Toggling string case in linux bash

2012-10-31
#sed #awk #python #bash #tr #dd #perl #console #linux

It’s quite an academic task, but anyway useful sometimes. I’ve collected different ways to do it in terminal in linux. Some of them work with UTF-8 characters (some it will toggle case for “й”, “ё” and so on. It will not in general handle special ligatures, such as “ß”" and “fi”.)

Ways are: sed, perl, python, awk, tr, bash, dd.

§ Using sed

Works with UTF-8 characters.

It is quite straightforward and allows to add custom rules easily.
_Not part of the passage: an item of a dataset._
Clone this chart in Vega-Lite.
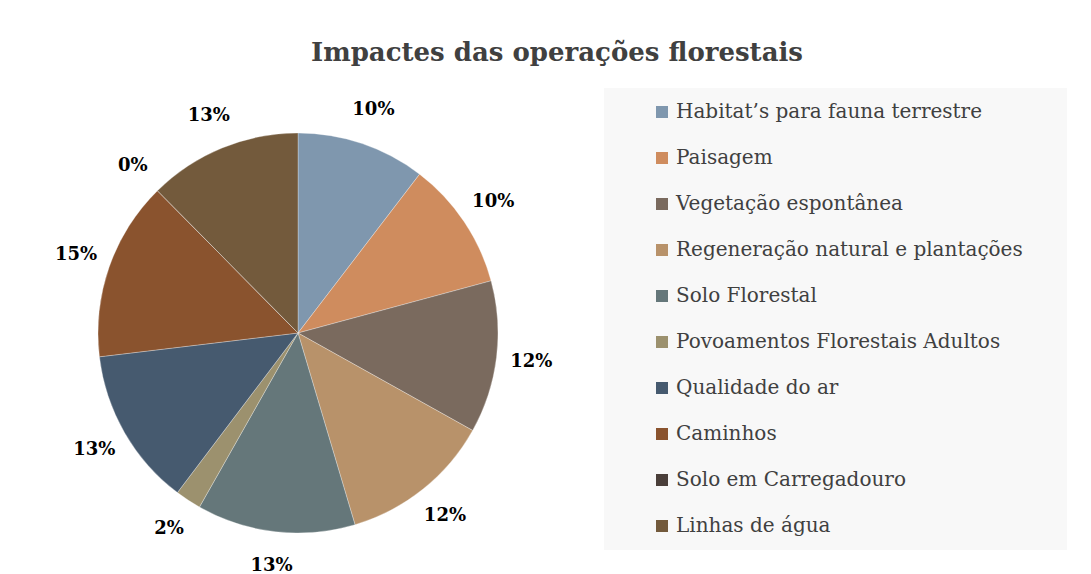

For example, I’ve added special handling for ligatures “ß”" and “fi”. I should note that conversion SS -> ß is not correct in general. So you may want to remove it.

$ echo ''Wie hйЮёßen Siefi тест'' | sed ''s/.*/\U&/;s/ß/SS/g;s/fi/FI/g''
WIE HЙЮЁSSEN SIEFI ТЕСТ

$ echo ''WIE HЙЮЁSSEN SIEFI ТЕСТ'' | sed ''s/ß/SS/g;s/fi/FI/g;s/.*/\L&/''
wie hйюёssen siefi тест

§ Using perl

Doesn’t work with UTF-8 characters.

I’m not a perl-ninja, may be there is a more efficient way. But it works.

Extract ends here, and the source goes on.